Much of Baltimore's business and government communit turned out last night to learn the wisdom of W. Edwards Deming, the American management consultant who is credited with revolutionizing Japanese industry after World War II.
And for their trouble, they were treated as rather dense pupils.
Talking to a standing-room-only crowd at the School of Continuing Education of Johns Hopkins University, the 91-year-old Mr. Deming started his lecture by asking the audience to identify the difference between the United States and Japan.
It was painfully clear, however, that most of the answers did not make the grade.
One person said the difference was that the Japanese had a work ethic. "As long as we think that, we're going to be licked," Mr. Deming replied.
There is more government and business cooperation, another said. "The government has nothing to do with it," he said.
Still another person credited patience. Mr. Deming grimaced and said: "I suppose" and then ordered the group to "work on my question."

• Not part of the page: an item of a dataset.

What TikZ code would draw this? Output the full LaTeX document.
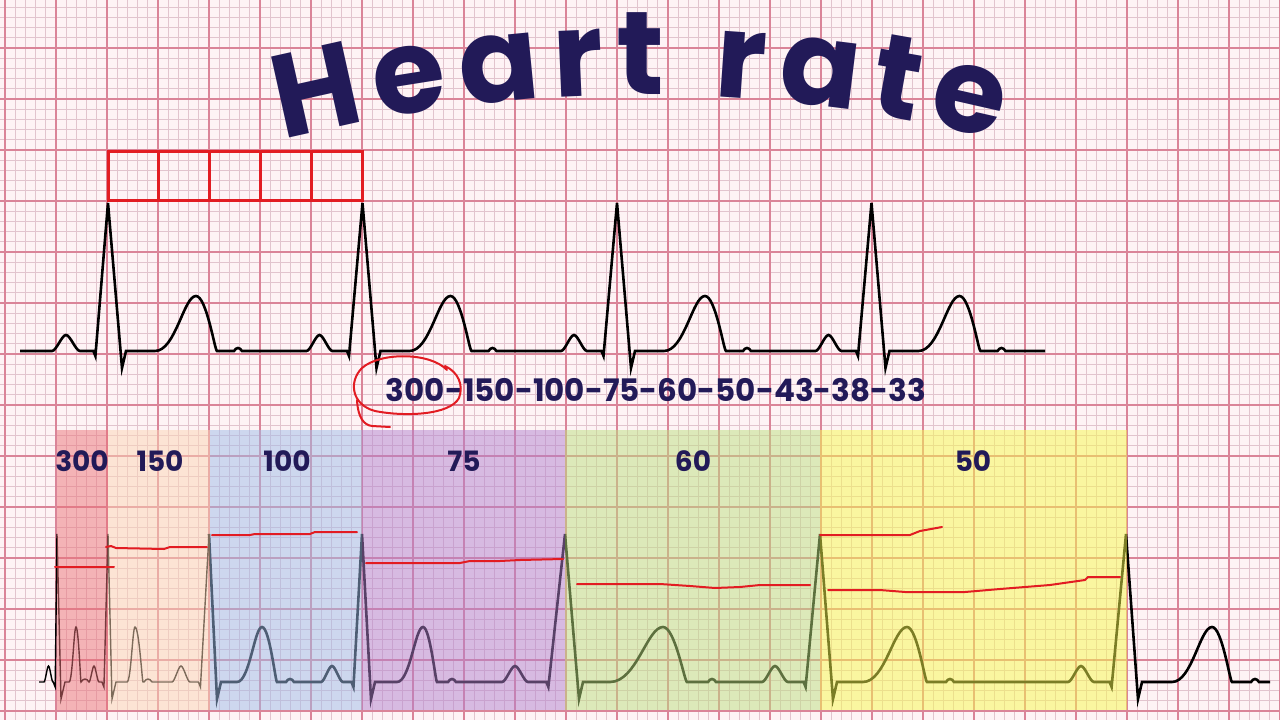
\documentclass[tikz,border=0pt]{standalone}
\usepackage{fontspec}
\setmainfont{Poppins}
\usetikzlibrary{decorations.text}

\definecolor{paper}{RGB}{254,243,245}
\definecolor{gridpink}{RGB}{226,196,206}
\definecolor{gridred}{RGB}{218,132,152}
\definecolor{inkblue}{RGB}{34,26,88}
\definecolor{penred}{RGB}{226,28,34}
\definecolor{zone300}{RGB}{235,116,121}
\definecolor{zone150}{RGB}{251,214,181}
\definecolor{zone100}{RGB}{157,188,233}
\definecolor{zone75}{RGB}{177,130,207}
\definecolor{zone60}{RGB}{187,224,127}
\definecolor{zone50}{RGB}{247,250,77}

% S wave, T wave and U bump after an R peak
\newcommand{\ecgst}[5]{-- ({#1},{\ecgbase+17}) -- ({(#1)+4},\ecgbase) -- ({#2},\ecgbase)
  .. controls ({(#2)+0.5*((#3)-(#2))},\ecgbase) and ({(#3)-0.3*((#3)-(#2))},\ecgtw) .. ({#3},\ecgtw)
  .. controls ({(#3)+0.5*((#4)-(#3))},\ecgtw) and ({(#4)-0.1*((#4)-(#3))},\ecgbase) .. ({#4},\ecgbase)
  -- ({(#5)-4},\ecgbase) .. controls ({(#5)-1.5},{\ecgbase-4}) and ({(#5)+1.5},{\ecgbase-4}) .. ({(#5)+4},\ecgbase)}
% P wave, Q dip and the next R peak
\newcommand{\ecgpq}[3]{-- ({#1},\ecgbase)
  .. controls ({(#1)+0.15*((#2)-(#1))},\ecgbase) and ({(#1)+0.35*((#2)-(#1))},\ecgpw) .. ({0.5*((#1)+(#2))},\ecgpw)
  .. controls ({(#2)-0.35*((#2)-(#1))},\ecgpw) and ({(#2)-0.15*((#2)-(#1))},\ecgbase) .. ({#2},\ecgbase)
  -- ({(#3)-0.45*((#3)-(#2))-2},\ecgbase) -- ({(#3)-0.45*((#3)-(#2))},{\ecgbase+5}) -- ({#3},\ecgtop)}

\tikzset{
  gridminor/.style={gridpink, line width=0.8pt},
  gridmajor/.style={gridred, line width=1.4pt},
  ecgline/.style={black, line width=2.6pt},
  ecgthin/.style={black, line width=1.4pt},
  rbox/.style={penred, line width=3pt},
  pen/.style={penred, line width=2pt, line cap=round, line join=round},
  zone/.style={fill opacity=0.5},
  ratelbl/.style={inkblue, font=\fontsize{28}{30}\selectfont\bfseries},
}

\begin{document}
\begin{tikzpicture}[x=1pt,y=-1pt]
\useasboundingbox (0,0) rectangle (1280,720);
\fill[paper] (0,0) rectangle (1280,720);

% ECG paper
\foreach \i in {0,...,126} \draw[gridminor] ({-5.2+10.2*\i},0) -- ++(0,720);
\foreach \i in {0,...,71} \draw[gridminor] (0,{-3+10.2*\i}) -- ++(1280,0);
\foreach \i in {0,...,25} \draw[gridmajor] ({5+51*\i},0) -- ++(0,720);
\foreach \i in {0,...,14} \draw[gridmajor] (0,{-3+51*\i}) -- ++(1280,0);

% title
\path[decorate, decoration={text along path, text align=fit to path, text color=inkblue,
  text={|\fontsize{118}{118}\selectfont\bfseries|Heart rate}}]
  (283,140) .. controls (520,80) and (760,80) .. (997,140);

% five big boxes between two R waves
\foreach \i in {0,...,4} \draw[rbox] ({108+50.9*\i},151) rectangle ++(50.9,49);

% upper strip
\def\ecgbase{351}\def\ecgtop{203}\def\ecgtw{296}\def\ecgpw{335}
\draw[ecgline] (20,351) \ecgpq{52}{80}{108}
  \ecgst{122}{155}{196}{217}{238} \ecgpq{306.5}{332.5}{362.5}
  \ecgst{376.5}{409.5}{450.5}{471.5}{492.5} \ecgpq{561}{587}{617}
  \ecgst{631}{664}{705}{726}{747} \ecgpq{815.5}{841.5}{871.5}
  \ecgst{885.5}{918.5}{959.5}{980.5}{1001.5} -- (1045,351);

% rate scale
\node[inkblue, font=\fontsize{31}{34}\selectfont\bfseries] (ratescale) at (656,390)
  {300-150-100-75-60-50-43-38-33};
\draw[pen] (447,370) .. controls (430,352) and (380,352) .. (362,368)
  .. controls (348,382) and (352,405) .. (375,411)
  .. controls (405,417) and (450,415) .. (459,398)
  .. controls (464,385) and (458,372) .. (445,366);
\draw[pen] (357,400) .. controls (358,418) and (364,425) .. (372,426) -- (390,427);

% lower strip
\def\ecgbase{682}\def\ecgtop{534}\def\ecgtw{627}\def\ecgpw{666}
\draw[ecgthin] (39,682) \ecgpq{44}{53}{57}
  \ecgst{61}{69}{76}{81}{85} \ecgpq{89}{99}{108}
  \ecgst{112}{127}{135}{143}{148} \ecgpq{172}{190}{209};
\draw[ecgline] (209,534)
  \ecgst{217}{237}{262}{277}{290} \ecgpq{321}{343}{362}
  \ecgst{371}{397}{423}{437}{452} \ecgpq{502}{528}{565}
  \ecgst{579}{610}{663}{687}{712} \ecgpq{762}{788}{820}
  \ecgst{833}{863}{907}{927}{950} \ecgpq{1068}{1094}{1126}
  \ecgst{1138}{1172}{1212}{1232}{1255} -- (1270,682);

% coloured intervals
\foreach \a/\b/\c in {57/108/zone300, 108/210/zone150, 210/362/zone100,
  362/565/zone75, 565/820/zone60, 820/1127/zone50}
  \fill[\c, zone] (\a,430) rectangle (\b,710);
\foreach \x/\t in {82/300, 160/150, 287/100, 464/75, 693/60, 973/50}
  \node[ratelbl] (lbl\t) at (\x,461) {\t};

% hand drawn marks
\draw[pen] (55,567) -- (114,567);
\draw[pen] (106,547) -- (111,546) -- (116,548) -- (164,549) -- (170,547) -- (207,547);
\draw[pen] (212,535) -- (250,535) -- (255,534) -- (310,534) -- (315,532) -- (357,532);
\draw[pen] (366,563) -- (460,563) -- (470,561) -- (500,561) -- (520,560) -- (563,559);
\draw[pen] (577,584) -- (660,584) -- (690,586) -- (715,588) -- (740,587) -- (760,585) -- (810,585);
\draw[pen] (820,535) -- (910,535) -- (920,531) -- (942,527);
\draw[pen] (828,590) -- (880,590) -- (905,592) -- (965,592) -- (1000,589) -- (1050,585)
  -- (1085,580) -- (1088,577) -- (1120,577);
\end{tikzpicture}
\end{document}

"There's something else I want," Mr. Deming said. "I'm going to sit here until I get it."
Finally, he relented. "The difference is management of people," he said. "We destroy our people and in Japan, people are jewels."
The key to effective management is to have a system with an aim that is controlled. "Left to themselves, the different segments become competitive and they ruin the whole thing," ** Mr. Deming said.
He criticized American business for paying too much attention to the things that can be measured -- profits, sales and market share -- and not to the things that can't be measured, such as the benefits of training and the proper treatment of employees.
Mr. Deming, whose initial training was in mathematics and physics, is credited with helping revitalize Japanese industry after World War II. In response, the Union of Japanese Scientists and Engineers created the Deming Prize to recognize achievements in quality.